Fund a health savings account. You also have until April 18 to set up and fund a health savings account for 2016. To qualify, you must have had an HSA-eligible insurance policy at least since December 1. To be eligible, the policy must have had a deductible of at least $1,300 for individual coverage or $2,600 for family coverage. You can contribute up to $3,350 if you had single coverage or $6,750 if you had family coverage (you can contribute an additional $1,000 if you were 55 or older in 2016, or another $2,000 if you were married and both spouses were at least 55). As with contributions to a deductible IRA or SEP, money you invest in a health savings account will reduce your AGI dollar for dollar.

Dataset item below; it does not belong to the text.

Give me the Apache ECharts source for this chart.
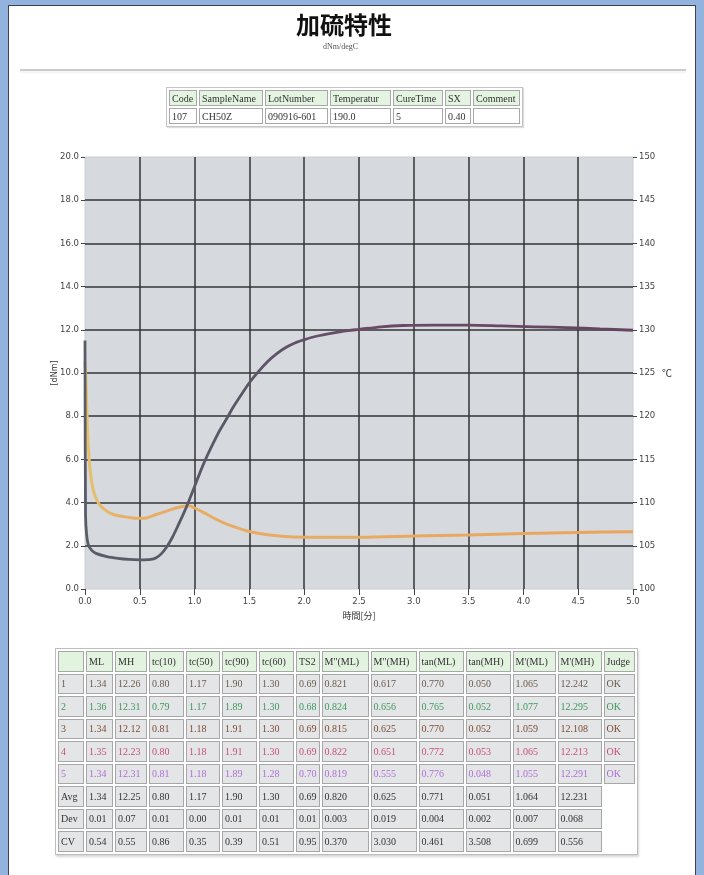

Get credit for tuition payments. The American Opportunity tax credit, worth up to $2,500 per eligible student for the first four years of college, is a valuable tax break for parents of college students. Taxpayers who claim the credit--along with those who claim other education credits, such as the Lifetime Learning credit--need a Form 1098-T from the student's school. Schools are required to send this form to any student who paid qualified educational expenses during the tax year. You don't need to send this document to the IRS (it will get its own copy), but you must include the school's employer identification number on your tax return. Make sure you report the amount you paid, not the amount you were billed.
Health care housekeeping. President Trump has vowed to repeal the Affordable Care Act, but it was still in effect in 2016, so you'll have to deal with it on your tax return. To avoid a "shared responsibility payment"--longhand for a penalty--you must prove that you had qualifying health insurance in 2016 or were eligible for an exemption.
If you had health insurance through your job, this task is easy: Simply check the "full year coverage" box on your tax return. By now you should have received a document confirming your coverage. Employees of large companies should receive a Form 1095-C; those who work for small companies, along with those who are covered by military or government insurance plans, should get a 1095-B.
If you bought health insurance through one of the exchanges set up by the Affordable Care Act, you should have received IRS Form 1095-A showing the amount of any subsidy you received. You need to file this form with your return, so if you haven't received it, log on to your health care marketplace website and search for an electronic version.
Use the information to fill out Form 8962, which is used to determine your subsidy based on the estimate you provided of your 2016 income. If you overestimated, you'll receive a credit to produce either a larger tax refund or smaller tax bill. If you lowballed your income, your refund will be reduced or the amount you owe will be increased to reflect the overgenerous subsidy you received.
Taxpayers who were uninsured for all or part of the year may owe a penalty. The penalty for 2016 is $695 per adult and $347.50 per child or 2.5% of household income above the income level that triggers the need to file a return, whichever is greater. (The filing threshold is $10,350 for a single person younger than 65, for example, and $20,700 for a married couple under age 65.) In any event, the penalty can't exceed $2,676 for a single person or $13,380 for a family with five or more members. (To see what you owe, use the calculator at www.healthinsurance.org.) Before you pay, make sure you're not eligible for an exemption. You can find a full list of exemptions at www.healthcare.gov; search for "exemption."